Strength Prediction of Mass-Timber Panel Concrete-Composite Connection with Inclined Screws and a Gap

Abstract

Mass timber panels (MTPs) are a new generation of engineered wood panels that are available in large plane dimensions to facilitate fast floor construction with the obvious environmental benefit of being from a renewable material. In floor construction, concrete slab or topping is often applied over the MTPs to improve various performance attributes, including structural, acoustic, and vibration serviceability. A mass timber panel-concrete (MTPC) composite floor system often consists of a MTP connected to the concrete layer with mechanical fasteners and a sound insulation layer in between. The capacity of this type of composite system mostly depends on the strength of the connection, and often tests are performed to characterize connection properties required for structural design.

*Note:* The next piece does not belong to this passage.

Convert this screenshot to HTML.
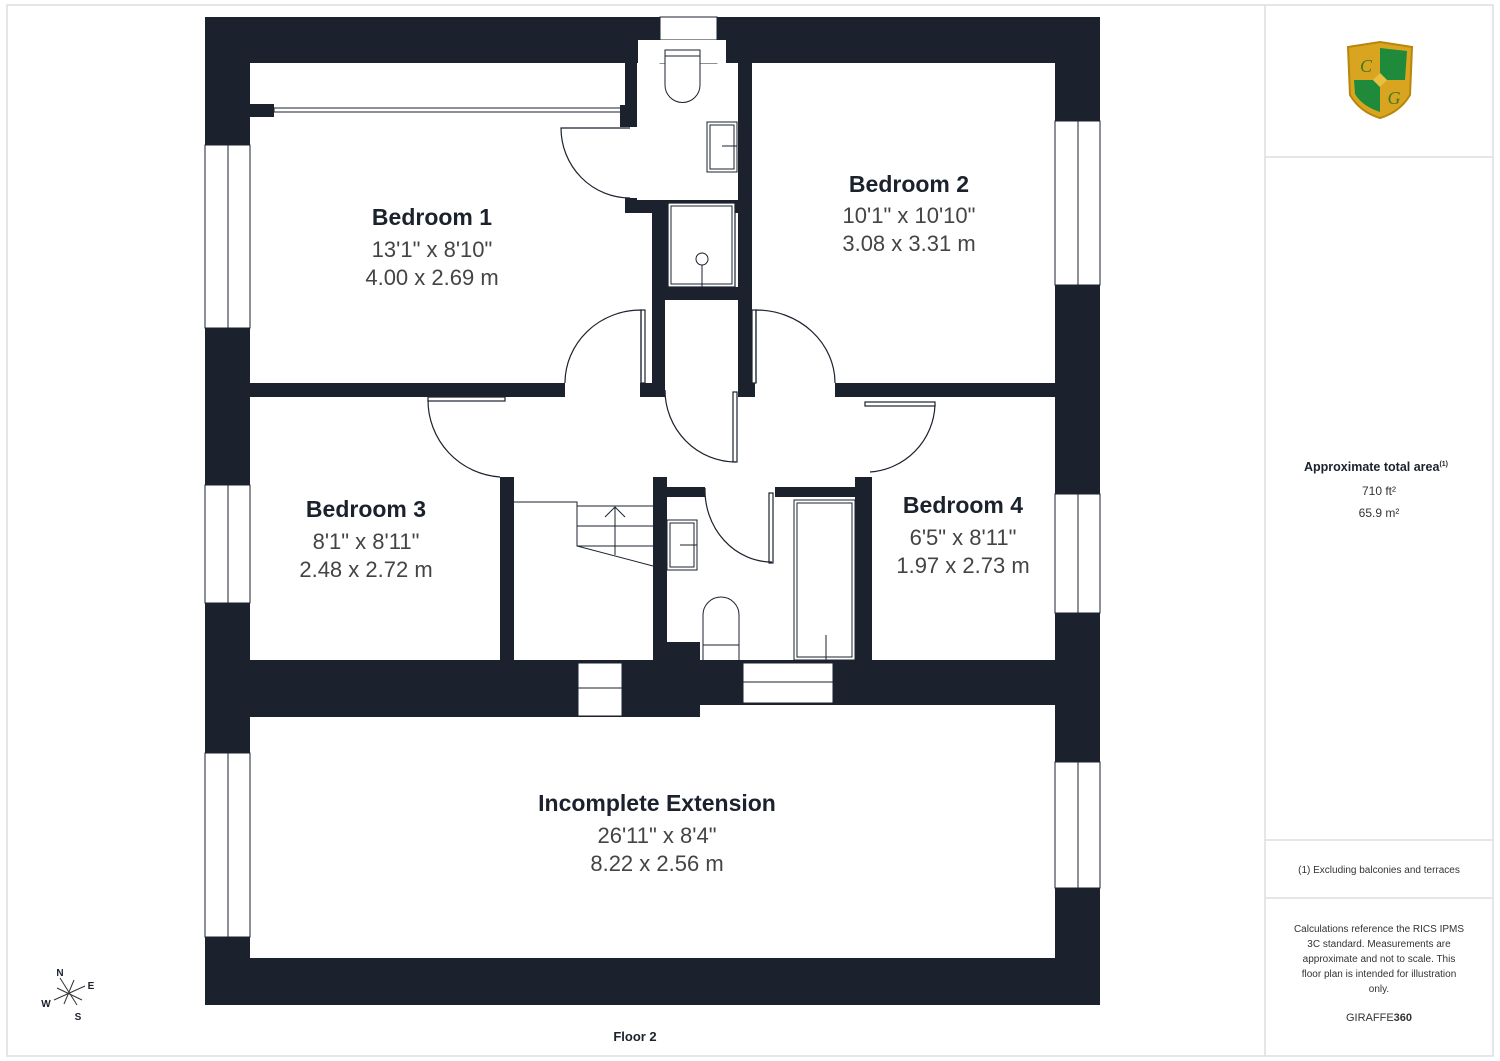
<!DOCTYPE html>
<html><head><meta charset="utf-8"><style>
body{margin:0;background:#fff}
svg{display:block}
.t{font-family:"Liberation Sans",sans-serif;font-weight:bold;fill:#1b222d;text-anchor:middle}
.d{font-family:"Liberation Sans",sans-serif;fill:#444;text-anchor:middle}
.s{font-family:"Liberation Sans",sans-serif;fill:#333;text-anchor:middle}
</style></head><body>
<svg width="1500" height="1061" viewBox="0 0 1500 1061" xmlns="http://www.w3.org/2000/svg">
<rect x="7" y="5" width="1486" height="1051" fill="none" stroke="#ddd" stroke-width="1.5"/>
<line x1="1265" y1="5" x2="1265" y2="1056" stroke="#ddd" stroke-width="1.5"/>
<line x1="1265" y1="157" x2="1493" y2="157" stroke="#ddd" stroke-width="1.5"/>
<line x1="1265" y1="840" x2="1493" y2="840" stroke="#ddd" stroke-width="1.5"/>
<line x1="1265" y1="898" x2="1493" y2="898" stroke="#ddd" stroke-width="1.5"/>

<rect x="205" y="17" width="895" height="988" fill="#1b222d"/>
<g fill="#fff">
<rect x="250" y="63" width="375" height="320"/>
<rect x="250" y="105" width="387" height="93"/>
<rect x="624" y="213" width="28" height="170"/>
<rect x="637" y="63" width="101" height="137"/>
<rect x="668" y="213" width="70" height="74"/>
<rect x="752" y="63" width="303" height="320"/>
<rect x="665" y="300" width="73" height="97"/>
<rect x="565" y="383" width="75" height="14"/>
<rect x="667" y="383" width="71" height="14"/>
<rect x="755" y="383" width="80" height="14"/>
<rect x="250" y="397" width="805" height="80"/>
<rect x="250" y="477" width="250" height="183"/>
<rect x="514" y="477" width="139" height="183"/>
<rect x="667" y="477" width="188" height="10"/>
<rect x="705" y="487" width="70" height="13"/>
<rect x="667" y="497" width="188" height="145"/>
<rect x="700" y="642" width="155" height="18"/>
<rect x="872" y="477" width="183" height="183"/>
<rect x="250" y="717" width="805" height="241"/>
<rect x="700" y="705" width="355" height="12"/>
</g>
<rect x="668" y="203" width="67" height="84" fill="#fff" stroke="#1b222d" stroke-width="1.2"/>
<rect x="671" y="206" width="61" height="78" fill="none" stroke="#1b222d" stroke-width="1"/>
<circle cx="702" cy="259" r="6" fill="none" stroke="#1b222d"/>
<line x1="702" y1="265" x2="702" y2="287" stroke="#1b222d"/>
<rect x="660" y="17" width="57" height="46" fill="#fff" stroke="#1b222d"/>
<line x1="660" y1="40" x2="717" y2="40" stroke="#1b222d"/>
<rect x="638" y="40" width="88" height="23" fill="#fff"/>
<path d="M665 50 H700 V85 A17 17 0 0 1 665 85 Z" fill="#fff" stroke="#1b222d"/>
<line x1="665" y1="56" x2="700" y2="56" stroke="#1b222d"/>
<rect x="707" y="122" width="30" height="50" fill="none" stroke="#1b222d"/>
<rect x="710" y="125" width="24" height="44" fill="none" stroke="#1b222d"/>
<line x1="722" y1="146" x2="737" y2="146" stroke="#1b222d"/>
<rect x="250" y="104" width="24" height="13" fill="#1b222d"/>
<rect x="274" y="108" width="350" height="4" fill="#fff" stroke="#1b222d"/>
<rect x="620" y="105" width="17" height="22" fill="#1b222d"/>
<g fill="#fff" stroke="#1b222d" stroke-width="1">
<rect x="205" y="145" width="45" height="183"/><line x1="228" y1="145" x2="228" y2="328"/>
<rect x="205" y="485" width="45" height="118"/><line x1="228" y1="485" x2="228" y2="603"/>
<rect x="205" y="753" width="45" height="184"/><line x1="228" y1="753" x2="228" y2="937"/>
<rect x="1055" y="121" width="45" height="164"/><line x1="1078" y1="121" x2="1078" y2="285"/>
<rect x="1055" y="494" width="45" height="119"/><line x1="1078" y1="494" x2="1078" y2="613"/>
<rect x="1055" y="762" width="45" height="126"/><line x1="1078" y1="762" x2="1078" y2="888"/>
<rect x="578" y="663" width="44" height="53"/><line x1="578" y1="688" x2="622" y2="688"/>
<rect x="743" y="663" width="90" height="40"/><line x1="743" y1="682" x2="833" y2="682"/>
</g>
<g fill="none" stroke="#1b222d" stroke-width="1">
<path d="M514 502 H577 V546 L653 566"/>
<path d="M577 506 H653 M577 526 H653 M577 546 H653"/>
<path d="M615 506 V555 M605 517 L615 507 L625 517"/>
</g>
<rect x="667" y="520" width="30" height="50" fill="none" stroke="#1b222d"/>
<rect x="670" y="523" width="24" height="44" fill="none" stroke="#1b222d"/>
<line x1="680" y1="545" x2="697" y2="545" stroke="#1b222d"/>
<path d="M703 660 V615 A18 18 0 0 1 739 615 V660" fill="#fff" stroke="#1b222d"/>
<line x1="703" y1="645" x2="739" y2="645" stroke="#1b222d"/>
<rect x="794" y="500" width="61" height="160" fill="none" stroke="#1b222d"/>
<rect x="797" y="503" width="55" height="154" fill="none" stroke="#1b222d"/>
<line x1="826" y1="635" x2="826" y2="660" stroke="#1b222d"/>
<g fill="none" stroke="#1b222d" stroke-width="1.2">
<path d="M630 128 H561 A69 70 0 0 0 630 198"/>
<path d="M641 383 V310 A76 73 0 0 0 565 383"/><rect x="641" y="310" width="4" height="73"/>
<path d="M756 383 V310 A79 73 0 0 1 835 383"/><rect x="752" y="310" width="4" height="73"/>
<path d="M736 462 A71 72 0 0 1 665 390"/><rect x="733" y="392" width="4" height="70"/>
<path d="M428 400 A77 77 0 0 0 500 477"/><rect x="428" y="397" width="77" height="4"/>
<path d="M935 405 A70 70 0 0 1 870 472"/><rect x="865" y="402" width="70" height="4"/>
<path d="M705 488 A67 72 0 0 0 772 562"/><rect x="769" y="493" width="4" height="70"/>
</g>
<text class="t" x="432" y="225" font-size="23">Bedroom 1</text>
<text class="d" x="432" y="257" font-size="22">13'1" x 8'10"</text>
<text class="d" x="432" y="285" font-size="22">4.00 x 2.69 m</text>
<text class="t" x="909" y="192" font-size="23">Bedroom 2</text>
<text class="d" x="909" y="223" font-size="22">10'1" x 10'10"</text>
<text class="d" x="909" y="251" font-size="22">3.08 x 3.31 m</text>
<text class="t" x="366" y="517" font-size="23">Bedroom 3</text>
<text class="d" x="366" y="549" font-size="22">8'1" x 8'11"</text>
<text class="d" x="366" y="577" font-size="22">2.48 x 2.72 m</text>
<text class="t" x="963" y="513" font-size="23">Bedroom 4</text>
<text class="d" x="963" y="545" font-size="22">6'5" x 8'11"</text>
<text class="d" x="963" y="573" font-size="22">1.97 x 2.73 m</text>
<text class="t" x="657" y="811" font-size="23">Incomplete Extension</text>
<text class="d" x="657" y="843" font-size="22">26'11" x 8'4"</text>
<text class="d" x="657" y="871" font-size="22">8.22 x 2.56 m</text>
<text class="t" x="635" y="1041" font-size="13">Floor 2</text>
<g stroke="#333" stroke-width="1">
<line x1="60" y1="978" x2="77" y2="1005"/><line x1="54" y1="1000" x2="85" y2="986"/>
<line x1="57" y1="988" x2="82" y2="1000"/><line x1="64" y1="1004" x2="74" y2="980"/>
</g>
<text class="t" x="60" y="976" font-size="10">N</text>
<text class="t" x="91" y="989" font-size="10">E</text>
<text class="t" x="46" y="1007" font-size="10">W</text>
<text class="t" x="78" y="1020" font-size="10">S</text>
<path d="M1348 47 L1380 42 L1412 47 L1410 95 Q1400 112 1380 118 Q1360 112 1350 95 Z" fill="#d9a520" stroke="#b8860b" stroke-width="2"/>
<path d="M1380 48 L1407 51 L1405 80 L1380 80 Z" fill="#1f8a3a"/>
<path d="M1354 80 L1380 80 L1380 112 Q1362 106 1355 94 Z" fill="#1f8a3a"/>
<rect x="1375" y="75" width="10" height="10" fill="#e8c040" transform="rotate(45 1380 80)"/>
<text x="1366" y="72" font-family="Liberation Serif,serif" font-style="italic" font-size="18" fill="#3a7a1a" text-anchor="middle">C</text>
<text x="1394" y="104" font-family="Liberation Serif,serif" font-style="italic" font-size="18" fill="#3a7a1a" text-anchor="middle">G</text>
<text class="t" x="1376" y="471" font-size="12.5">Approximate total area<tspan font-size="7" dy="-5">(1)</tspan></text>
<text class="s" x="1379" y="495" font-size="12">710 ft²</text>
<text class="s" x="1379" y="517" font-size="12">65.9 m²</text>
<text class="s" x="1379" y="873" font-size="10">(1) Excluding balconies and terraces</text>
<text class="s" x="1379" y="932" font-size="10">Calculations reference the RICS IPMS</text>
<text class="s" x="1379" y="947" font-size="10">3C standard. Measurements are</text>
<text class="s" x="1379" y="962" font-size="10">approximate and not to scale. This</text>
<text class="s" x="1379" y="977" font-size="10">floor plan is intended for illustration</text>
<text class="s" x="1379" y="992" font-size="10">only.</text>
<text class="s" x="1379" y="1021" font-size="11">GIRAFFE<tspan font-weight="bold">360</tspan></text>
</svg>
</body></html>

In lieu of testing, analytical models can be developed to calculate connection properties based on component properties. To that end, two analytical models were developed for solid and layered timber by characterizing all possible kinematical failure modes for directly predicting the strength of a connection with inclined screws and an insulation layer. According to Johansen’s yield theory, the strength of a laterally loaded connection is controlled by the dowel-bearing effect of the fastener in timber, but joints with an inclined screw have a more complex behavior because of the combined bearing and withdrawal action of the screw. In the developed models, both the dowel-bearing and withdrawal action of the screw are considered along with the bending capacity of the screw and friction between the members. Both models were experimentally validated with a wide range of material properties. It was found that the models are capable of predicting the mode of failure of a connection and the load-carrying capacity within 10% of the experimental value.